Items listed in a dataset
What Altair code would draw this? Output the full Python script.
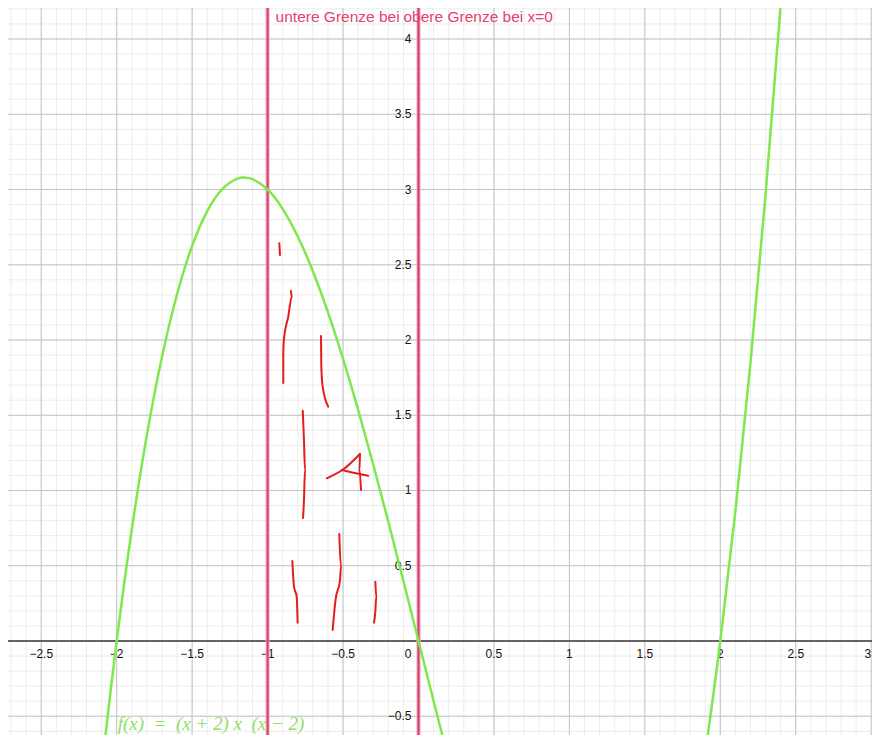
import altair as alt
import pandas as pd

# ---- data ----
# graph of f(x) = (x+2) x (x-2)
curve_x = [-2.2, -2.1, -2.0, -1.9, -1.8, -1.7, -1.6, -1.5, -1.4, -1.3, -1.2, -1.15, -1.1, -1.0,
           -0.9, -0.8, -0.7, -0.6, -0.5, -0.4, -0.3, -0.2, -0.1, 0.0, 0.1, 0.2, 0.3, 0.4, 0.5,
           0.6, 0.7, 0.8, 0.9, 1.0, 1.1, 1.15, 1.2, 1.3, 1.4, 1.5, 1.6, 1.7, 1.8, 1.9, 2.0,
           2.1, 2.2, 2.3, 2.4, 2.5]
curve_y = [-1.848, -0.861, 0.0, 0.741, 1.368, 1.887, 2.304, 2.625, 2.856, 3.003, 3.072, 3.079, 3.069, 3.0,
           2.871, 2.688, 2.457, 2.184, 1.875, 1.536, 1.173, 0.792, 0.399, 0.0, -0.399, -0.792, -1.173, -1.536, -1.875,
           -2.184, -2.457, -2.688, -2.871, -3.0, -3.069, -3.079, -3.072, -3.003, -2.856, -2.625, -2.304, -1.887, -1.368, -0.741, 0.0,
           0.861, 1.848, 2.967, 4.224, 5.625]

# red freehand strokes
stroke_id = ["s1", "s1",
             "s2", "s2", "s2", "s2", "s2", "s2",
             "s3", "s3", "s3", "s3",
             "s4", "s4", "s4", "s4", "s4",
             "a1", "a1", "a1",
             "a2", "a2", "a2",
             "a3", "a3", "a3",
             "s5", "s5", "s5", "s5",
             "s6", "s6", "s6", "s6", "s6",
             "s7", "s7", "s7", "s7"]
stroke_x = [-0.922, -0.918,
            -0.845, -0.840, -0.863, -0.891, -0.896, -0.896,
            -0.646, -0.644, -0.635, -0.598,
            -0.767, -0.759, -0.752, -0.759, -0.765,
            -0.608, -0.498, -0.388,
            -0.388, -0.391, -0.381,
            -0.509, -0.414, -0.333,
            -0.836, -0.825, -0.807, -0.801,
            -0.525, -0.514, -0.520, -0.549, -0.569,
            -0.286, -0.280, -0.286, -0.295]
stroke_y = [2.643, 2.565,
            2.326, 2.288, 2.155, 2.013, 1.914, 1.714,
            2.027, 1.823, 1.690, 1.557,
            1.530, 1.336, 1.136, 0.937, 0.817,
            1.081, 1.141, 1.243,
            1.243, 1.136, 1.003,
            1.136, 1.114, 1.098,
            0.532, 0.361, 0.294, 0.122,
            0.711, 0.494, 0.405, 0.279, 0.073,
            0.394, 0.294, 0.195, 0.122]

x_tick_vals = [-2.5, -2, -1.5, -1, -0.5, 0.5, 1, 1.5, 2, 2.5]
x_tick_text = ["−2.5", "−2", "−1.5", "−1", "−0.5", "0.5", "1", "1.5", "2", "2.5"]
x_edge_val = [3]
x_edge_text = ["3"]
y_tick_vals = [-0.5, 0.5, 1, 1.5, 2, 2.5, 3, 3.5, 4]
y_tick_text = ["−0.5", "0.5", "1", "1.5", "2", "2.5", "3", "3.5", "4"]

bound_x = [-1, 0]
label_lower = "untere Grenze bei"
label_upper = "obere Grenze bei x=0"
formula = "f(x)\u00a0\u00a0=\u00a0\u00a0(x\u00a0+\u00a02)\u00a0x\u00a0\u00a0(x\u00a0−\u00a02)"

# ---- view ----
X_DOM = [-2.7203, 3.0053]
Y_DOM = [-0.6246, 4.2060]
xs = alt.Scale(domain=X_DOM, nice=False, zero=False)
ys = alt.Scale(domain=Y_DOM, nice=False, zero=False)


def X(f):
    return alt.X(f, type="quantitative", scale=xs, axis=None)


def Y(f):
    return alt.Y(f, type="quantitative", scale=ys, axis=None)


minor_v = [round(-2.7 + 0.1 * i, 2) for i in range(58)]
minor_h = [round(-0.6 + 0.1 * i, 2) for i in range(49)]
major_v = [v for v in minor_v if abs(v * 2 - round(v * 2)) < 1e-6]
major_h = [v for v in minor_h if abs(v * 2 - round(v * 2)) < 1e-6]

minor_v_df = pd.DataFrame({"v": minor_v})
minor_h_df = pd.DataFrame({"v": minor_h})
major_v_df = pd.DataFrame({"v": major_v})
major_h_df = pd.DataFrame({"v": major_h})

layers = []
layers.append(alt.Chart(minor_v_df).mark_rule(color="#ececec", strokeWidth=1).encode(x=X("v")))
layers.append(alt.Chart(minor_h_df).mark_rule(color="#ececec", strokeWidth=1).encode(y=Y("v")))
layers.append(alt.Chart(major_v_df).mark_rule(color="#c4c4c4", strokeWidth=1).encode(x=X("v")))
layers.append(alt.Chart(major_h_df).mark_rule(color="#c4c4c4", strokeWidth=1).encode(y=Y("v")))

axis_df = pd.DataFrame({"v": [0.0]})
layers.append(alt.Chart(axis_df).mark_rule(color="#3a3a3a", strokeWidth=1.5).encode(y=Y("v")))
layers.append(alt.Chart(axis_df).mark_rule(color="#3a3a3a", strokeWidth=1.5).encode(x=X("v")))

# tick labels
xt_df = pd.DataFrame({"v": x_tick_vals, "t": x_tick_text, "z": [0.0] * len(x_tick_vals)})
layers.append(alt.Chart(xt_df).mark_text(fontSize=12, font="Liberation Sans", color="#111111",
                                          baseline="middle", align="center", dy=13)
              .encode(x=X("v"), y=Y("z"), text="t:N"))
xe_df = pd.DataFrame({"v": x_edge_val, "t": x_edge_text, "z": [0.0]})
layers.append(alt.Chart(xe_df).mark_text(fontSize=12, font="Liberation Sans", color="#111111",
                                          baseline="middle", align="right", dx=0, dy=13)
              .encode(x=X("v"), y=Y("z"), text="t:N"))
zero_df = pd.DataFrame({"v": [0.0], "t": ["0"]})
layers.append(alt.Chart(zero_df).mark_text(fontSize=12, font="Liberation Sans", color="#111111",
                                            baseline="middle", align="right", dx=-7, dy=13)
              .encode(x=X("v"), y=Y("v"), text="t:N"))
yt_df = pd.DataFrame({"v": y_tick_vals, "t": y_tick_text, "z": [0.0] * len(y_tick_vals)})
layers.append(alt.Chart(yt_df).mark_text(fontSize=12, font="Liberation Sans", color="#111111",
                                          baseline="middle", align="right", dx=-7)
              .encode(x=X("z"), y=Y("v"), text="t:N"))

# boundary lines
b_df = pd.DataFrame({"v": bound_x})
layers.append(alt.Chart(b_df).mark_rule(color="#f4b3c6", strokeWidth=5, opacity=0.6).encode(x=X("v")))
layers.append(alt.Chart(b_df).mark_rule(color="#db3f6e", strokeWidth=2.2).encode(x=X("v")))

# curve
c_df = pd.DataFrame({"x": curve_x, "y": curve_y, "o": list(range(len(curve_x)))})
layers.append(alt.Chart(c_df).mark_line(color="#7ee84c", strokeWidth=2.5, clip=True, interpolate="natural")
              .encode(x=X("x"), y=Y("y"), order="o:Q"))

# red strokes
s_df = pd.DataFrame({"x": stroke_x, "y": stroke_y, "id": stroke_id, "o": list(range(len(stroke_x)))})
layers.append(alt.Chart(s_df).mark_line(color="#e41c1c", strokeWidth=2, clip=True, interpolate="monotone",
                                         strokeCap="round", strokeJoin="round")
              .encode(x=X("x"), y=Y("y"), detail="id:N", order="o:Q"))

# boundary labels
l1_df = pd.DataFrame({"x": [-1.0], "y": [4.113], "t": [label_lower]})
layers.append(alt.Chart(l1_df).mark_text(fontSize=15.5, font="Liberation Sans", color="#e5406f",
                                          align="left", baseline="alphabetic", dx=8, clip=True)
              .encode(x=X("x"), y=Y("y"), text="t:N"))
l2_df = pd.DataFrame({"x": [0.0], "y": [4.113], "t": [label_upper]})
layers.append(alt.Chart(l2_df).mark_text(fontSize=15.5, font="Liberation Sans", color="#e5406f",
                                          align="left", baseline="alphabetic", dx=-15, clip=True)
              .encode(x=X("x"), y=Y("y"), text="t:N"))

# formula label
f_df = pd.DataFrame({"x": [-2.0], "y": [-0.593], "t": [formula]})
layers.append(alt.Chart(f_df).mark_text(fontSize=19, font="Liberation Serif", fontStyle="italic",
                                         color="#8fe063", align="left", baseline="alphabetic", dx=1, clip=True)
              .encode(x=X("x"), y=Y("y"), text="t:N"))

chart = alt.layer(*layers).properties(
    width=864, height=727, padding=0,
    autosize=alt.AutoSizeParams(type="none"),
).configure_view(strokeWidth=0)

chart.save("out.html", embed_options={"renderer": "svg", "actions": False})
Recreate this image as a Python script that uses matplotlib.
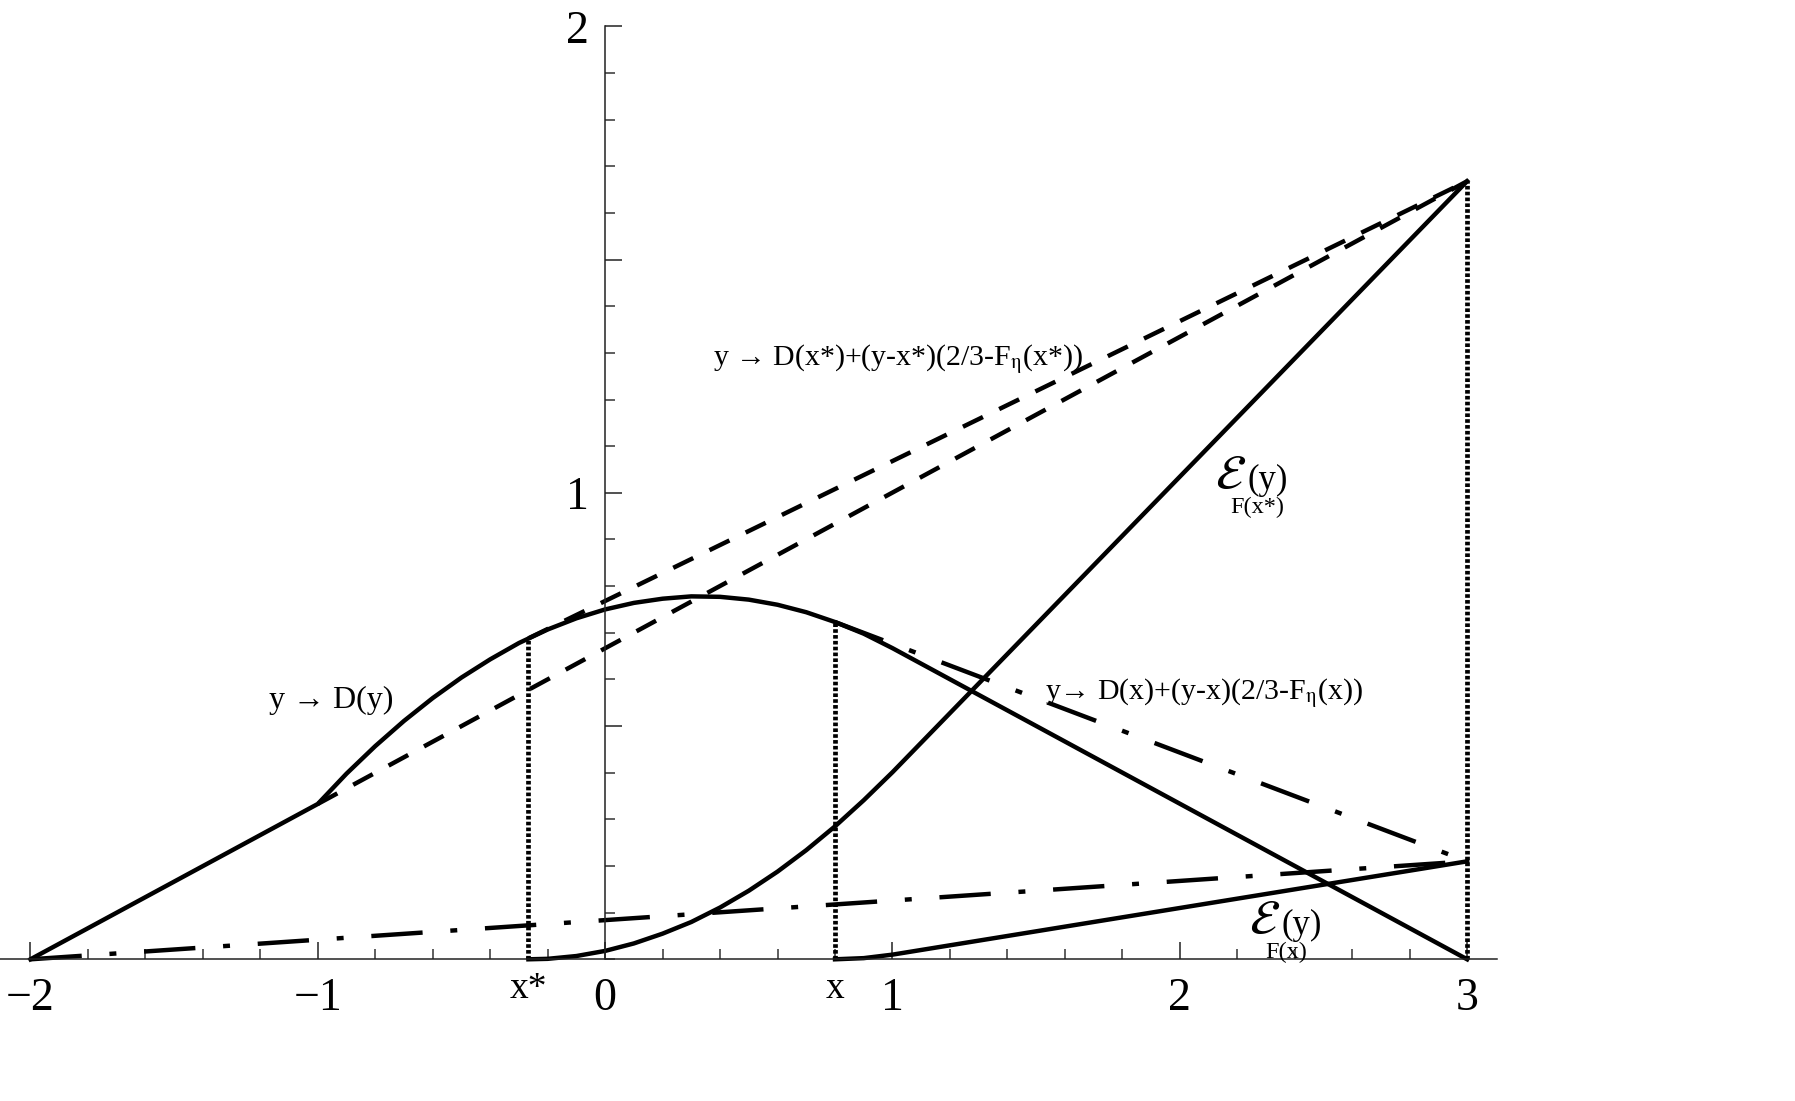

> Given task
From the first line above to the line containing "import pandas as pd", repeat each line exactly. Pictures stay out.

> Completed exercise
What Altair code would draw this? Output the full Python script.
import altair as alt
import pandas as pd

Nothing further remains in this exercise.